Much of these are valid concerns, but there are other equally crucial facts: Malaysia’s deep engagement with China started way back in the early 1990s under Mahathir (well before the Najib administration), and Malaysia’s efforts to attract more Chinese investment began right after the global financial crisis in 2008–2009 under Abdullah Badawi (well before the 1MDB fiasco). Indeed, Malaysia’s embrace of BRI and Chinese capital should be viewed in longer and broader perspectives.
It has always been the Malaysian government’s policy to attract foreign investments, from the United States, Europe, Japan and other Asian economies. As China emerges as a net capital exporter, many countries in Southeast Asia and elsewhere are competing for a bigger slice of China’s outflow investment for their own development benefits. This is crucial for Malaysia, particularly at a time when the country is facing the dual challenges of shrinking foreign direct investment and falling oil prices.
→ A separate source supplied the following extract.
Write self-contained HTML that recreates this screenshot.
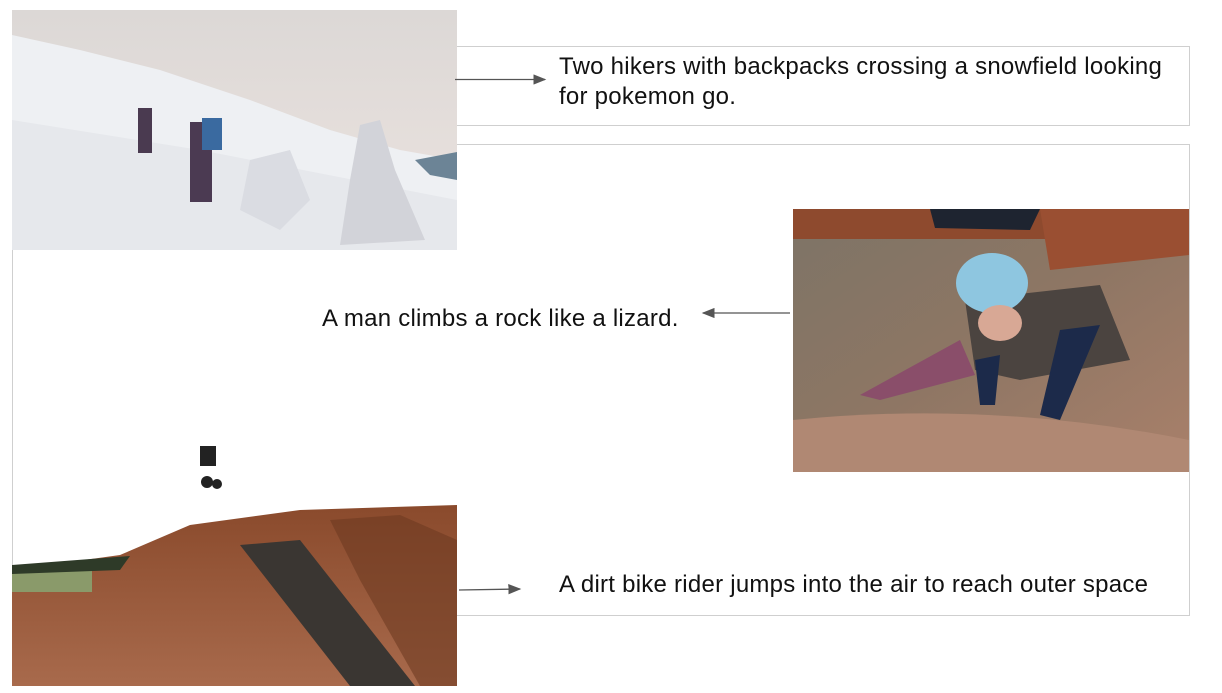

Getting and leveraging on the needed capital and technologies to boost Malaysia’s connectivity-based development is key to transforming the country’s geography and endowments into sustainable growth and strategic activism in the 21st century. At issue is not whether to embrace China’s BRI, but how to do so while simultaneously engaging others to ensure a balanced, integrated and diversified strategy.
OBOR, the acronym of “One-Belt, One-Road”—the original term for BRI – means “torch” in the Malay language. A torch can be both useful and harmful. It brings the light, warmth and fire needed for certain tasks, but can also burn its handler if mismanaged.
At issue is not whether to ignore OBOR, but how to manage and utilise its multiple torches in ways that light up national pursuits without burning away one’s own core handles. This is perhaps the dictum policymakers should have in mind in engaging BRI and similar parallel pushes in this new century of connectivity. – Sin Chew Daily/ANN
Kuik Cheng-Chwee is an associate professor for the Strategic Studies and International Relations Programme at the National University of Malaysia.